Il reste pour moi l’œuvre majeure du romancier qui y condense tous les éclats de son génie... Comment présenter une « œuvre océan » (la métaphore n’eût pas déplu à son créateur !) ? J’y suis pourtant revenu (et pour diverses raisons) plusieurs fois déjà ?
Dès onze ou douze ans, j’ai ouvert les pages illustrées d’un ouvrage ancien qu’avait eu la gentillesse de me prêter (à moi, l’enfant lecteur !) une amie de ma mère. La bonne fée me le remit en grandes pompes (un pavé de 800 pages) comme elle eût fait d’une friandise ou d’un paquet de papillotes un jour d’étrennes, en me tapotant les boucles blondes et en affirmant : « Toi qui aimes Hector Malot et « les Misérables », lis donc, ça peut pas te faire de mal ! ».
Je m’en souviens parfaitement, c’était pendant l’une de ces périodes bénies de convalescence où, tout au long d’une semaine pluvieuse d’hiver, suite à une angine, j’avais été obligé de « garder le lit ». Ou plutôt, ce fut le livre qui me garda ! Je ne m’en détachais plus. Un océan démonté, une falaise abrupte sur une côte de Grande-Bretagne, une tempête de neige et un enfant de dix ans (un frère !) abandonné au bas de la falaise...
La cahute d’un vieux philosophe, ami d’un loup et ennemi des hommes... Un vieux sage misanthrope qui débite en riant des vérités assassines, flanqué d’un loup affectueux qui tempère l’amertume de ses propos... La vie austère et chimérique de ces « clochards célestes » qui sont aussi des saltimbanques... Un spectacle de théâtre baroque sur un sujet étrange et primitif. Une aveugle amoureuse d’un monstre, un peu Quasimodo et Esméralda que j’avais vus à la télévision, mais en plus sauvage, en plus élémentaire...

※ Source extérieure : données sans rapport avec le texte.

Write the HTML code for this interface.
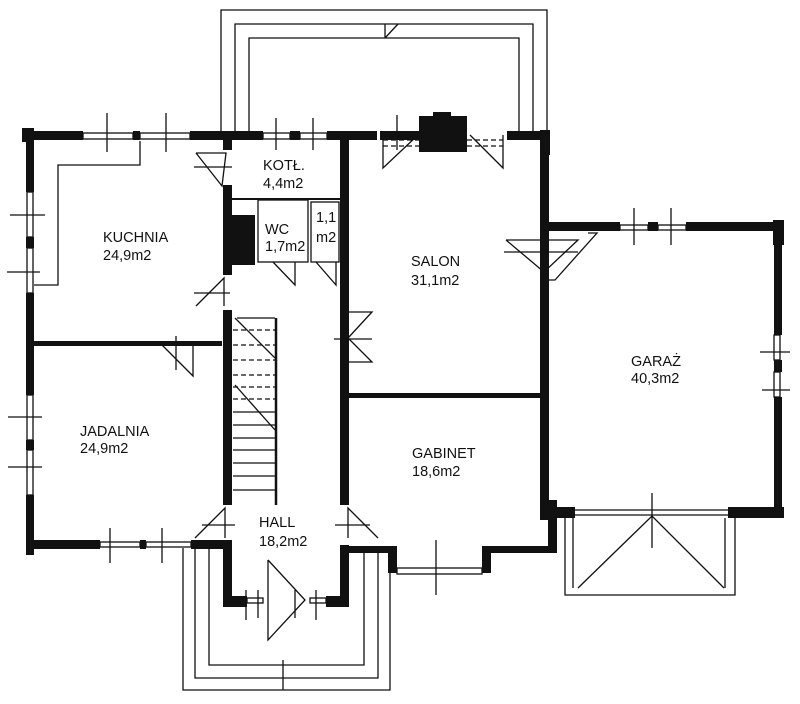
<!DOCTYPE html>
<html><head><meta charset="utf-8"><style>
html,body{margin:0;padding:0;background:#fff;width:800px;height:704px;overflow:hidden}
svg{display:block}
text{font-family:"Liberation Sans",sans-serif;font-size:14.5px;fill:#111}
</style></head><body>
<svg width="800" height="704" viewBox="0 0 800 704" xmlns="http://www.w3.org/2000/svg">
<g fill="none" stroke="#111" stroke-width="1.3">
<polyline points="221,132 221,10 547,10 547,132"/>
<polyline points="235,132 235,24 533,24 533,132"/>
<polyline points="249,132 249,38 519,38 519,132"/>
<polyline points="385,38 398,24"/>
<line x1="385" y1="24" x2="385" y2="38"/>
<polyline points="183,548 183,690 390,690 390,552"/>
<polyline points="195,548 195,678 378,678 378,552"/>
<polyline points="209,548 209,665 364,665 364,552"/>
<line x1="283" y1="660" x2="283" y2="690"/>
<polyline points="565,518 565,595 735,595 735,518"/>
<line x1="573" y1="518" x2="573" y2="588"/>
<line x1="725" y1="518" x2="725" y2="588"/>
<line x1="575" y1="510" x2="728" y2="510"/>
<line x1="575" y1="515" x2="728" y2="515"/>
<polyline points="578,588 652,516 724,588"/>
<line x1="652" y1="493" x2="652" y2="548"/>
<polyline points="34,285 58,285 58,165 140,165 140,141"/>
<rect x="258" y="200" width="50" height="62"/>
<rect x="311" y="202" width="28" height="60"/>
<polyline points="273,262 295,285 295,262"/>
<polyline points="316,262 336,285 336,262"/>
<line x1="237" y1="318" x2="275" y2="318"/>
<line x1="276" y1="318" x2="276" y2="505" stroke-width="2.5"/>
<g stroke-dasharray="5,3">
<line x1="233" y1="330" x2="275" y2="330"/><line x1="233" y1="345" x2="275" y2="345"/>
<line x1="233" y1="360" x2="275" y2="360"/><line x1="233" y1="375" x2="275" y2="375"/>
<line x1="233" y1="387" x2="275" y2="387"/><line x1="233" y1="399" x2="275" y2="399"/>
<line x1="383" y1="140" x2="419" y2="140"/><line x1="467" y1="140" x2="503" y2="140"/>
<line x1="383" y1="146" x2="419" y2="146"/><line x1="467" y1="146" x2="503" y2="146"/>
</g>
<line x1="233" y1="412" x2="275" y2="412"/><line x1="233" y1="425" x2="275" y2="425"/>
<line x1="233" y1="438" x2="275" y2="438"/><line x1="233" y1="450" x2="275" y2="450"/>
<line x1="233" y1="463" x2="275" y2="463"/><line x1="233" y1="476" x2="275" y2="476"/>
<line x1="233" y1="490" x2="275" y2="490"/>
<line x1="235" y1="318" x2="275" y2="358"/>
<line x1="235" y1="385" x2="275" y2="430"/>
<polyline points="196,153 226,153 222,186 196,153"/>
<line x1="194" y1="167" x2="232" y2="167"/>
<polyline points="196,306 224,278 224,306"/><line x1="194" y1="293" x2="230" y2="293"/>
<polyline points="160,343 193,376 193,343"/><line x1="176" y1="336" x2="176" y2="370"/>
<polyline points="348,312 372,312 348,338 372,362 348,362"/><line x1="334" y1="339" x2="372" y2="339"/>
<polyline points="195,538 225,508 225,538"/><line x1="202" y1="525" x2="235" y2="525"/>
<polyline points="378,538 348,508 348,538"/><line x1="335" y1="525" x2="370" y2="525"/>
<polyline points="268,560 268,640 305,600 268,560"/><line x1="258" y1="590" x2="258" y2="618"/><line x1="295" y1="590" x2="295" y2="618"/>
<polyline points="383,135 383,168 418,135"/><line x1="397" y1="115" x2="397" y2="150"/>
<polyline points="503,135 503,168 470,135"/>
<polyline points="506,240 578,240 544,272 506,240"/><line x1="504" y1="252" x2="578" y2="252"/>
<polyline points="588,233 597,233 555,280 548,280"/>
<line x1="107" y1="113" x2="107" y2="152"/><line x1="166" y1="113" x2="166" y2="152"/>
<line x1="276" y1="118" x2="276" y2="150"/><line x1="313" y1="118" x2="313" y2="150"/>
<line x1="10" y1="215" x2="45" y2="215"/><line x1="7" y1="272" x2="40" y2="272"/>
<line x1="8" y1="417" x2="42" y2="417"/><line x1="8" y1="467" x2="42" y2="467"/>
<line x1="110" y1="528" x2="110" y2="563"/><line x1="162" y1="528" x2="162" y2="563"/>
<line x1="436" y1="540" x2="436" y2="595"/>
<line x1="634" y1="208" x2="634" y2="245"/><line x1="671" y1="208" x2="671" y2="245"/>
<line x1="760" y1="352" x2="790" y2="352"/><line x1="762" y1="390" x2="790" y2="390"/>
<line x1="246" y1="590" x2="246" y2="620"/><line x1="316" y1="590" x2="316" y2="620"/>
<rect x="83" y="133" width="50" height="6"/><rect x="140" y="133" width="50" height="6"/>
<rect x="263" y="133" width="27" height="6"/><rect x="300" y="133" width="27" height="6"/>
<rect x="27" y="192" width="6" height="45"/><rect x="27" y="248" width="6" height="45"/>
<rect x="27" y="395" width="6" height="45"/><rect x="27" y="450" width="6" height="45"/>
<rect x="100" y="542" width="40" height="5"/><rect x="146" y="542" width="45" height="5"/>
<rect x="397" y="568" width="85" height="6"/>
<rect x="620" y="225" width="28" height="5"/><rect x="658" y="225" width="28" height="5"/>
<rect x="774" y="335" width="6" height="25"/><rect x="774" y="372" width="6" height="25"/>
<rect x="247" y="598" width="16" height="5"/><rect x="310" y="598" width="16" height="5"/>
</g>
<g fill="#111">
<rect x="22" y="128" width="12" height="14"/>
<rect x="34" y="131" width="49" height="9"/>
<rect x="133" y="131" width="7" height="9"/>
<rect x="190" y="131" width="73" height="9"/>
<rect x="290" y="131" width="10" height="9"/>
<rect x="327" y="131" width="50" height="9"/>
<rect x="345" y="131" width="32" height="9"/>
<rect x="380" y="131" width="40" height="9"/>
<rect x="507" y="131" width="42" height="9"/>
<rect x="540" y="130" width="10" height="25"/>
<rect x="419" y="116" width="48" height="36"/><rect x="433" y="112" width="18" height="10"/>
<rect x="26" y="140" width="8" height="52"/>
<rect x="26" y="237" width="8" height="11"/>
<rect x="26" y="293" width="8" height="102"/>
<rect x="26" y="440" width="8" height="10"/>
<rect x="26" y="495" width="8" height="60"/>
<rect x="26" y="540" width="74" height="9"/>
<rect x="140" y="540" width="6" height="9"/>
<rect x="191" y="540" width="41" height="9"/>
<rect x="33" y="341" width="189" height="5"/>
<rect x="223" y="140" width="9" height="10"/>
<rect x="223" y="185" width="9" height="90"/>
<rect x="223" y="215" width="32" height="50"/>
<rect x="223" y="310" width="9" height="195"/>
<rect x="223" y="545" width="9" height="62"/>
<rect x="223" y="596" width="24" height="11"/>
<rect x="326" y="596" width="23" height="11"/>
<rect x="340" y="140" width="9" height="365"/>
<rect x="340" y="545" width="9" height="62"/>
<rect x="232" y="198" width="108" height="2"/>
<rect x="348" y="393" width="193" height="5"/>
<rect x="540" y="130" width="9" height="390"/>
<rect x="348" y="546" width="40" height="7"/>
<rect x="388" y="546" width="9" height="27"/>
<rect x="482" y="546" width="9" height="27"/>
<rect x="491" y="546" width="58" height="7"/>
<rect x="548" y="500" width="9" height="53"/>
<rect x="549" y="222" width="71" height="9"/>
<rect x="648" y="222" width="10" height="9"/>
<rect x="686" y="222" width="98" height="9"/>
<rect x="773" y="220" width="11" height="25"/>
<rect x="774" y="222" width="8" height="113"/>
<rect x="774" y="360" width="8" height="12"/>
<rect x="774" y="397" width="8" height="120"/>
<rect x="549" y="507" width="26" height="11"/>
<rect x="728" y="507" width="56" height="11"/>
</g>
<text x="263" y="170">KOTŁ.</text><text x="263" y="188">4,4m2</text>
<text x="265" y="234">WC</text><text x="265" y="251">1,7m2</text>
<text x="316" y="222">1,1</text><text x="316" y="242">m2</text>
<text x="103" y="242">KUCHNIA</text><text x="103" y="260">24,9m2</text>
<text x="411" y="266">SALON</text><text x="411" y="285">31,1m2</text>
<text x="631" y="366">GARAŻ</text><text x="631" y="383">40,3m2</text>
<text x="80" y="436">JADALNIA</text><text x="80" y="453">24,9m2</text>
<text x="412" y="458">GABINET</text><text x="412" y="476">18,6m2</text>
<text x="259" y="527">HALL</text><text x="259" y="546">18,2m2</text>
</svg>
</body></html>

Une bouteille à la mer, les effrayants Comprachicos qui effaraient Rimbaud, la grimace d’un Titan qui hurlait dans le désert : « Je ris, cela veut dire « je pleure »... Une duchesse lumineuse, mi sirène mi pieuvre (je venais de terminer « les Travailleurs de la mer » et je trouvai que la splendide Josiane avait quelque chose de l’horrible monstre de la grotte sous-marine enchantée où Gilliatt retrouve les squelettes de ceux qu’elle a avalés) ...Une remontée des courants marins au gré du flot et le renversement de situation qui fait basculer le destin d’un homme, « les tempêtes d’hommes pires que les tempêtes d’océan »...
Voici sous forme d’échantillons les « fioles » d’émotion que j’avalais à cette première lecture de « l’Homme qui rit ». Je crois que je lui dois en partie cette fascination qui m’a étreint par la suite devant les paysages rudes et dépouillés d’Ecosse et, dans une moindre mesure, de Bretagne.